Tapi, yang jadi masalah waktu itu adalah adanya penebangan terhadap ratusan pohon yang ada di sekitar monumen tersebut.
Ya, gara-gara adanya penebangan terhadap ratusan pohon ini, Gubernur DKI Jakarta, Anies Baswedan yang dianggap sebagai orang yang paling bertanggung jawab, kembali menjadi bulana-bulanan warganet dan sejumlah publik.
Anies dan Pemprov DKI Jakarta dianggap telah melakukan pengrusakan lingkungan dan bertolak belakang dengan konsep penanggulangan banjir yang selama ini diagung-agungkan Anies Baswedan, yakni Program Naturalisasi.

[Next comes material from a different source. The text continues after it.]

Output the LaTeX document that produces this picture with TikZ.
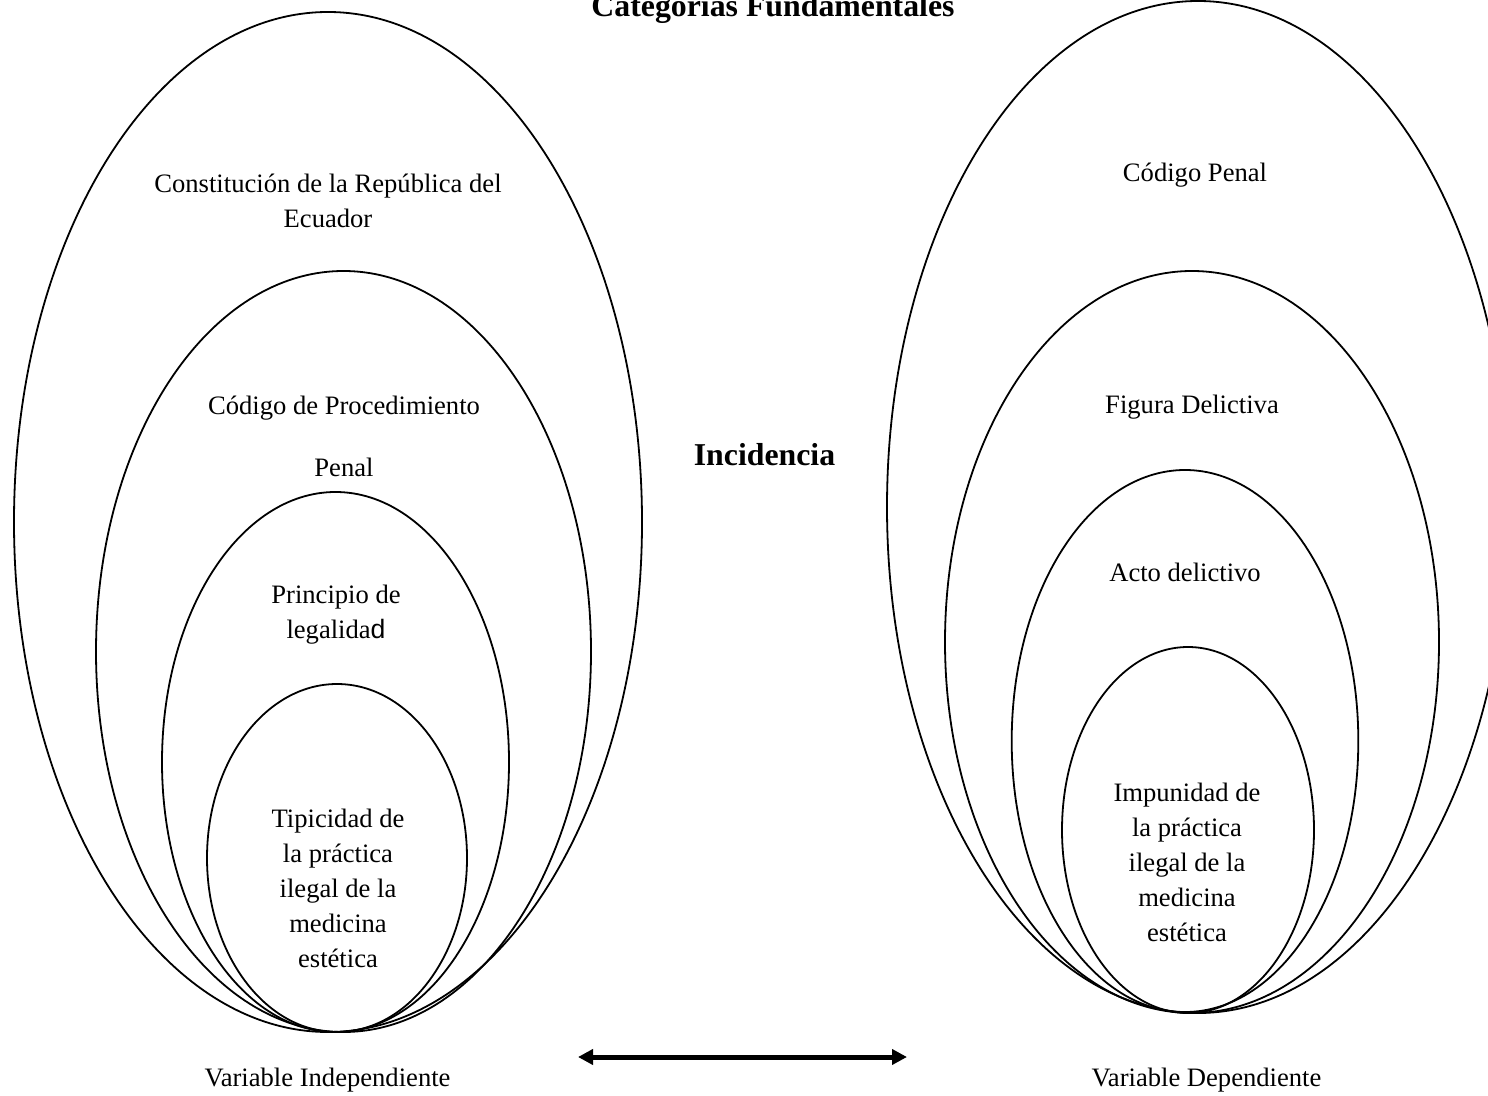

Sebagaimana diketahui, konsep naturalisasi adalah sebuah konsep memasukan air ke dalam tanah melalui mekanisme resapan.
Namun, dengan adanya penebangan ratusan pohon di sekitar Monas, otomatis akan sangat mengurangi wadah resapan sumber daya air itu sendiri.
Tapi, sebagaimana judul artikel yang penulis tulis di atas, tentu saja bukan untuk membahas banjir dan segala konsep naturalisasi. Tapi tentang sisa tebangan pohon yang raib entah kemana dan terus jadi misteri.
Memang sejak terjadi penebangan pohon di sekitar Monas yang jumlahnya mencapai 190-an, sisa tebangannya raib dan tidak jelas berada dimana.
Bahkan anak buah Anies Basewedan pun berkelit dan saling lempar soal keberadaan kayu pohon sisa tebangan dimaksud.